In spite of a heavy schedule of concert tours, the Beatles recorded six more albums before the middle of 1966. All of them reached number one on the UK charts: With the Beatles, A Hard Day’s Night, Beatles for Sale, Help!, Rubber Soul, and Revolver. From their first seven UK albums, the American market managed to squeeze eleven albums. They accomplished this three ways. First, the UK albums all had fourteen songs, but the American releases had only twelve songs—sometimes fewer. Second, the Beatles did not include their hit singles and B-sides on their UK albums, but these did appear on the American albums. Third, for the movie albums A Hard Day’s Night and Help!, the American versions used only songs that appeared in the movies and then filled the albums with instrumental tracks from the movies, while the UK versions included Beatle songs not used in the movies. Aside from those already mentioned, the other American albums as of 1966 were Meet the Beatles, The Beatles’ Second Album, Something New, Beatles ’64, Beatles VI, Rubber Soul, Yesterday… and Today, and Revolver.

Rubber Soul and Revolver showed increasing complexity and diversity in the Beatles’ music. When they stopped touring in 1966—their last scheduled live concert was August 29, 1966, in San Francisco—they were able to become a studio band, putting hours into creating each new song. Sergeant Pepper’s Lonely Hearts Club Band was the first album to be released in the UK and the United States with identical songs.
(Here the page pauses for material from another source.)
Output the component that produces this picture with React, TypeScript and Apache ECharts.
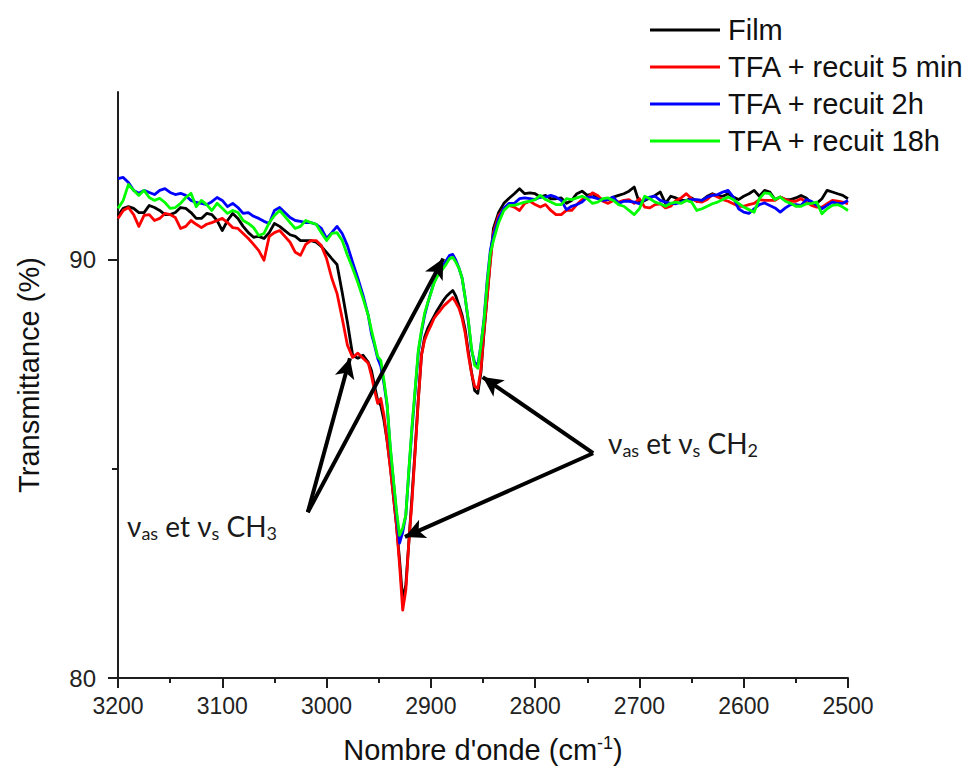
import React, { useEffect, useRef } from "react";
import * as echarts from "echarts";

// Wavenumbers (cm-1), shared by all four spectra
const wavenumbers = [
  3200, 3195, 3190, 3185, 3180, 3175, 3170, 3165, 3160, 3155, 3150, 3145, 3140, 3135, 3130, 3125, 3120, 3115, 3110, 3105,
  3100, 3095, 3090, 3085, 3080, 3075, 3070, 3065, 3060, 3055, 3050, 3045, 3040, 3035, 3030, 3025, 3020, 3015, 3010, 3005,
  3000, 2995, 2990, 2985, 2980, 2975, 2970, 2965, 2960,
  2957, 2954, 2951, 2948, 2945, 2942, 2939, 2936, 2933, 2930, 2927, 2924, 2921, 2918, 2915, 2912, 2909, 2906, 2903, 2900,
  2897, 2894, 2891, 2888, 2885, 2882, 2879, 2876, 2873, 2870, 2867, 2864, 2861, 2858, 2855, 2852, 2849, 2846, 2843,
  2840, 2835, 2830, 2825, 2820, 2815, 2810, 2805, 2800, 2795, 2790, 2785, 2780, 2775, 2770, 2765, 2760, 2755, 2750, 2745,
  2740, 2735, 2730, 2725, 2720, 2715, 2710, 2705, 2700, 2695, 2690, 2685, 2680, 2675, 2670, 2665, 2660, 2655, 2650, 2645,
  2640, 2635, 2630, 2625, 2620, 2615, 2610, 2605, 2600, 2595, 2590, 2585, 2580, 2575, 2570, 2565, 2560, 2555, 2550, 2545,
  2540, 2535, 2530, 2525, 2520, 2515, 2510, 2505, 2500,
];

// Transmittance (%) — Film
const film = [
  91.05, 91.22, 91.26, 91.22, 91.12, 91.12, 91.29, 91.24, 91.17, 91.07, 91.07, 91.12, 91.24, 91.22, 91.12, 90.98, 90.98, 91.10, 91.07, 90.93,
  90.69, 90.93, 91.10, 90.98, 90.79, 90.64, 90.53, 90.55, 90.50, 90.64, 90.86, 90.79, 90.69, 90.59, 90.55, 90.45, 90.45, 90.45, 90.41, 90.31,
  90.17, 90.02, 89.88, 89.21, 88.50, 87.71, 87.64, 87.71, 87.54,
  87.35, 86.99, 86.63, 86.51, 86.16, 85.68, 85.08, 84.37, 83.65, 82.82, 81.86, 82.22, 83.29, 84.37, 85.49, 86.68, 87.71, 88.14, 88.35, 88.50,
  88.64, 88.78, 88.90, 89.02, 89.12, 89.19, 89.26, 89.12, 88.90, 88.66, 88.31, 87.78, 87.30, 86.87, 86.80, 87.30, 88.26, 89.12, 89.98,
  90.74, 91.12, 91.34, 91.46, 91.57, 91.69, 91.57, 91.59, 91.57, 91.49, 91.53, 91.45, 91.45, 91.47, 91.34, 91.41, 91.57, 91.63, 91.53, 91.57,
  91.47, 91.43, 91.43, 91.49, 91.53, 91.57, 91.63, 91.73, 91.34, 91.41, 91.47, 91.53, 91.61, 91.34, 91.51, 91.47, 91.41, 91.41, 91.47, 91.39,
  91.41, 91.51, 91.57, 91.51, 91.51, 91.57, 91.49, 91.43, 91.51, 91.57, 91.65, 91.51, 91.65, 91.61, 91.43, 91.49, 91.43, 91.43, 91.47, 91.53,
  91.47, 91.34, 91.34, 91.45, 91.65, 91.61, 91.57, 91.53, 91.45,
];

// TFA + recuit 5 min
const tfa5min = [
  90.98, 91.17, 91.24, 91.07, 90.79, 91.05, 91.07, 90.93, 90.98, 91.10, 91.07, 91.00, 90.74, 90.79, 90.93, 90.84, 90.76, 90.84, 90.88, 90.93,
  90.98, 90.88, 90.76, 90.74, 90.62, 90.50, 90.36, 90.21, 89.98, 90.55, 90.64, 90.69, 90.55, 90.41, 90.17, 90.10, 90.36, 90.45, 90.45, 90.33,
  90.02, 89.55, 89.19, 88.59, 87.95, 87.66, 87.76, 87.64, 87.52,
  87.23, 86.87, 86.56, 86.68, 86.28, 85.68, 85.04, 84.37, 83.65, 82.70, 81.62, 82.10, 83.29, 84.25, 85.44, 86.63, 87.71, 88.07, 88.26, 88.42,
  88.59, 88.69, 88.78, 88.88, 88.95, 89.02, 89.09, 88.97, 88.83, 88.59, 88.23, 87.71, 87.28, 86.97, 86.92, 87.35, 88.31, 89.09, 89.93,
  90.64, 91.05, 91.22, 91.29, 91.25, 91.17, 91.34, 91.39, 91.31, 91.25, 91.31, 91.17, 91.07, 91.07, 91.17, 91.17, 91.31, 91.43, 91.47, 91.59,
  91.53, 91.39, 91.34, 91.41, 91.37, 91.41, 91.43, 91.34, 91.45, 91.25, 91.23, 91.31, 91.33, 91.23, 91.27, 91.41, 91.47, 91.57, 91.45, 91.39,
  91.37, 91.43, 91.55, 91.49, 91.43, 91.39, 91.33, 91.27, 91.27, 91.31, 91.34, 91.43, 91.41, 91.41, 91.41, 91.49, 91.43, 91.39, 91.39, 91.45,
  91.37, 91.29, 91.25, 91.25, 91.33, 91.41, 91.39, 91.37, 91.33,
];

// TFA + recuit 2h
const tfa2h = [
  91.93, 91.96, 91.84, 91.65, 91.58, 91.65, 91.60, 91.55, 91.65, 91.69, 91.60, 91.55, 91.58, 91.53, 91.41, 91.36, 91.34, 91.31, 91.38, 91.48,
  91.41, 91.26, 91.34, 91.24, 91.10, 91.12, 91.03, 90.98, 90.91, 90.86, 91.17, 91.24, 91.12, 91.00, 90.93, 90.91, 90.88, 90.88, 90.84, 90.74,
  90.50, 90.64, 90.79, 90.62, 90.33, 89.93, 89.55, 89.14, 88.66,
  88.23, 87.95, 87.64, 87.45, 87.04, 86.52, 85.51, 84.73, 83.94, 83.22, 83.48, 83.89, 84.96, 85.97, 86.87, 87.78, 88.26, 88.66, 88.95, 89.21,
  89.45, 89.62, 89.74, 89.86, 89.98, 90.10, 90.12, 89.98, 89.79, 89.55, 89.07, 88.50, 87.83, 87.54, 87.47, 87.95, 88.59, 89.50, 90.21,
  90.57, 90.98, 91.22, 91.34, 91.34, 91.45, 91.47, 91.45, 91.43, 91.49, 91.49, 91.53, 91.49, 91.41, 91.19, 91.27, 91.31, 91.37, 91.49, 91.49,
  91.45, 91.41, 91.43, 91.49, 91.34, 91.39, 91.39, 91.37, 91.33, 91.43, 91.49, 91.51, 91.41, 91.37, 91.34, 91.33, 91.37, 91.41, 91.43, 91.43,
  91.41, 91.49, 91.53, 91.55, 91.61, 91.65, 91.49, 91.21, 91.13, 91.10, 91.21, 91.31, 91.35, 91.29, 91.23, 91.13, 91.23, 91.31, 91.31, 91.29,
  91.43, 91.39, 91.29, 91.21, 91.29, 91.37, 91.34, 91.34, 91.41,
];

// TFA + recuit 18h
const tfa18h = [
  91.22, 91.41, 91.79, 91.65, 91.53, 91.65, 91.48, 91.41, 91.46, 91.36, 91.22, 91.24, 91.34, 91.48, 91.58, 91.26, 91.41, 91.31, 91.17, 91.34,
  91.22, 91.10, 91.17, 91.12, 90.93, 90.86, 90.76, 90.57, 90.62, 90.88, 91.05, 91.17, 91.03, 90.88, 90.74, 90.79, 90.93, 90.88, 90.84, 90.64,
  90.45, 90.62, 90.64, 90.45, 90.10, 89.79, 89.45, 89.07, 88.66,
  88.31, 88.00, 87.68, 87.59, 87.11, 86.56, 85.56, 84.77, 84.01, 83.41, 83.58, 83.89, 85.01, 86.04, 86.92, 87.83, 88.31, 88.71, 88.97, 89.19,
  89.43, 89.59, 89.69, 89.79, 89.90, 90.02, 90.05, 89.93, 89.79, 89.55, 89.07, 88.54, 87.88, 87.47, 87.40, 87.95, 88.54, 89.43, 90.14,
  90.45, 90.88, 91.17, 91.29, 91.29, 91.33, 91.37, 91.39, 91.43, 91.53, 91.43, 91.37, 91.31, 91.31, 91.45, 91.43, 91.47, 91.51, 91.45, 91.34,
  91.37, 91.45, 91.47, 91.41, 91.31, 91.27, 91.17, 91.07, 91.21, 91.51, 91.45, 91.37, 91.33, 91.27, 91.34, 91.37, 91.34, 91.41, 91.37, 91.17,
  91.21, 91.27, 91.33, 91.37, 91.43, 91.49, 91.43, 91.34, 91.25, 91.19, 91.13, 91.45, 91.59, 91.57, 91.43, 91.49, 91.39, 91.34, 91.27, 91.27,
  91.33, 91.34, 91.37, 91.09, 91.21, 91.29, 91.31, 91.25, 91.17,
];

const seriesNames = ["Film", "TFA + recuit 5 min", "TFA + recuit 2h", "TFA + recuit 18h"];
const seriesValues = [film, tfa5min, tfa2h, tfa18h];
const seriesColors = ["#000000", "#ff0000", "#0000ff", "#00ff00"];

// Axis ticks
const xMin = 2500;
const xMax = 3200;
const xInterval = 100;
const yMin = 80;
const yMax = 94;
const yMajorTicks = [80, 90];
const yMinorTicks = [85];

// Annotations (data coordinates: wavenumber, transmittance)
const ch3Origin = [3018, 83.96];
const ch3Targets = [
  [2977.6, 87.64],
  [2888.1, 90.02],
];
const ch2Origin = [2744.4, 85.37];
const ch2Targets = [
  [2850.3, 87.19],
  [2924.9, 83.37],
];

const AXIS_COLOR = "#1e1e1e";
const SANS = "'Liberation Sans', Arial, sans-serif";
const ANNOT = "Lato, 'Open Sans', sans-serif";

const annotRich = {
  g: { fontSize: 28, lineHeight: 32, fontFamily: ANNOT, fill: "#1a1a1a" },
  s: { fontSize: 18, lineHeight: 16, verticalAlign: "bottom", fontFamily: ANNOT, fill: "#1a1a1a" },
};

export default function App() {
  const ref = useRef<HTMLDivElement | null>(null);

  useEffect(() => {
    if (!ref.current) return;
    const chart = echarts.init(ref.current, null, { renderer: "svg" });

    const arrowData: any[] = [];
    ch3Targets.forEach((t) => arrowData.push([{ coord: ch3Origin }, { coord: t }]));
    ch2Targets.forEach((t) => arrowData.push([{ coord: ch2Origin }, { coord: t }]));

    const series: any[] = seriesNames.map((name, i) => ({
      type: "line",
      name,
      data: wavenumbers.map((w, j) => [w, seriesValues[i][j]]),
      showSymbol: false,
      symbol: "none",
      lineStyle: { width: 2.8, color: seriesColors[i], join: "round" },
      itemStyle: { color: seriesColors[i] },
      emphasis: { disabled: true },
      z: 2 + i,
    }));

    series.push({
      type: "line",
      name: "annotations",
      data: [],
      symbol: "none",
      z: 10,
      markLine: {
        silent: true,
        symbol: ["none", "arrow"],
        symbolSize: [15, 20],
        lineStyle: { color: "#000", width: 4, type: "solid" },
        label: { show: false },
        emphasis: { disabled: true },
        animation: false,
        z: 10,
        data: arrowData,
      },
    });

    chart.setOption({
      animation: false,
      backgroundColor: "#ffffff",
      grid: {
        left: 118,
        top: 92,
        width: 730,
        height: 586,
        containLabel: false,
        outerBoundsMode: "none",
      },
      legend: {
        data: seriesNames,
        orient: "vertical",
        left: 645,
        top: 10,
        itemWidth: 70,
        itemHeight: 3,
        itemGap: 7,
        icon: "rect",
        selectedMode: false,
        textStyle: {
          fontSize: 29,
          fontFamily: SANS,
          color: "#111",
          lineHeight: 30,
          padding: [0, 0, 0, 3],
        },
      },
      xAxis: {
        type: "value",
        min: xMin,
        max: xMax,
        interval: xInterval,
        inverse: true,
        axisLine: { show: true, onZero: false, lineStyle: { color: AXIS_COLOR, width: 2 } },
        axisTick: { show: true, length: 10, lineStyle: { color: AXIS_COLOR, width: 2 } },
        minorTick: { show: true, splitNumber: 2, length: 5, lineStyle: { color: AXIS_COLOR, width: 2 } },
        splitLine: { show: false },
        minorSplitLine: { show: false },
        axisLabel: {
          fontSize: 23,
          fontFamily: SANS,
          color: "#222",
          margin: 16,
          formatter: (v: number) => String(v),
        },
        name: "Nombre d'onde (cm{sup|-1})",
        nameLocation: "middle",
        nameGap: 56,
        nameTextStyle: {
          fontSize: 29,
          fontFamily: SANS,
          color: "#111",
          lineHeight: 32,
          rich: {
            sup: { fontSize: 18, lineHeight: 18, verticalAlign: "top", fontFamily: SANS, color: "#111" },
          },
        },
      },
      yAxis: [
        {
          type: "value",
          min: yMin,
          max: yMax,
          interval: 5,
          position: "left",
          axisLine: { show: true, onZero: false, lineStyle: { color: AXIS_COLOR, width: 2 } },
          axisTick: { show: true, customValues: yMajorTicks, length: 10, lineStyle: { color: AXIS_COLOR, width: 2 } },
          axisLabel: {
            customValues: yMajorTicks,
            fontSize: 24,
            fontFamily: SANS,
            color: "#222",
            margin: 22,
          },
          splitLine: { show: false },
          name: "Transmittance (%)",
          nameLocation: "middle",
          nameGap: 74,
          nameRotate: 90,
          nameTextStyle: {
            fontSize: 29,
            fontFamily: SANS,
            color: "#111",
            lineHeight: 30,
            padding: [0, 0, 0, 20],
          },
        },
        {
          type: "value",
          min: yMin,
          max: yMax,
          interval: 5,
          position: "left",
          offset: 0,
          axisLine: { show: false },
          axisTick: { show: true, customValues: yMinorTicks, length: 6, lineStyle: { color: AXIS_COLOR, width: 2 } },
          axisLabel: { show: false },
          splitLine: { show: false },
        },
      ],
      graphic: [
        {
          type: "text",
          x: 127,
          y: 526,
          z: 20,
          style: {
            text: "{g|ν}{s|as}{g| et ν}{s|s}{g| CH}{s|3}",
            align: "left",
            verticalAlign: "middle",
            rich: annotRich,
          },
        },
        {
          type: "text",
          x: 608,
          y: 443,
          z: 20,
          style: {
            text: "{g|ν}{s|as}{g| et ν}{s|s}{g| CH}{s|2}",
            align: "left",
            verticalAlign: "middle",
            rich: annotRich,
          },
        },
      ],
      series,
    });

    return () => {
      chart.dispose();
    };
  }, []);

  return (
    <div
      ref={ref}
      style={{ position: "fixed", left: 0, top: 0, width: 978, height: 776, background: "#fff" }}
    />
  );
}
This was followed by Magical Mystery Tour which accompanied a made-for-TV movie of the same title, seen in the UK on December 26, 1967. The next year they released The Beatles, a two-disc album usually called “the White Album.” The last album they recorded was Abbey Road in 1969. In 1970, as the band was disintegrating, they finally released the songs they had recorded before Abbey Road as the album Let It Be, which accompanied a feature film of the same name. Meanwhile, the American industry managed to create two more albums, Yellow Submarine (which contains four new songs, two songs from previous albums, and an entire side of instrumental music from the cartoon movie of that name) and The Beatles Again—usually called “Hey Jude”—which consists of singles and B-sides that had been left off the albums.

The Beatles remained popular, so record companies continued to release new combinations of their music. In 1973 two releases, each consisting of two discs, appeared. Often called “the Red Album” and “the Blue Album,” these collections became the definitive catalog of Beatles music for the next generation of fans. Other collections were regularly released with various levels of success. When the Beatles music was remastered for CD release in the late 1980s, the UK albums were selected rather than the American albums. An additional two-disc release, Past Masters, contained the singles and B-sides which were not on the UK albums.

In 1995, Paul McCartney, George Harrison, and Ringo Starr cooperated in a massive undertaking called Beatles Anthology. The result was a television special (later released on VHS and DVD), a collection of studio outtakes and unreleased songs (released on cassette tapes and CDs), and a coffee-table book. John Lennon had been assassinated in December 1980, but his presence was very much felt in Anthology through previous interviews and other recordings. Two songs that he had recorded (not for release) were remastered with contributions from Paul, George, and Ringo, resulting in the first new Beatles music in several years.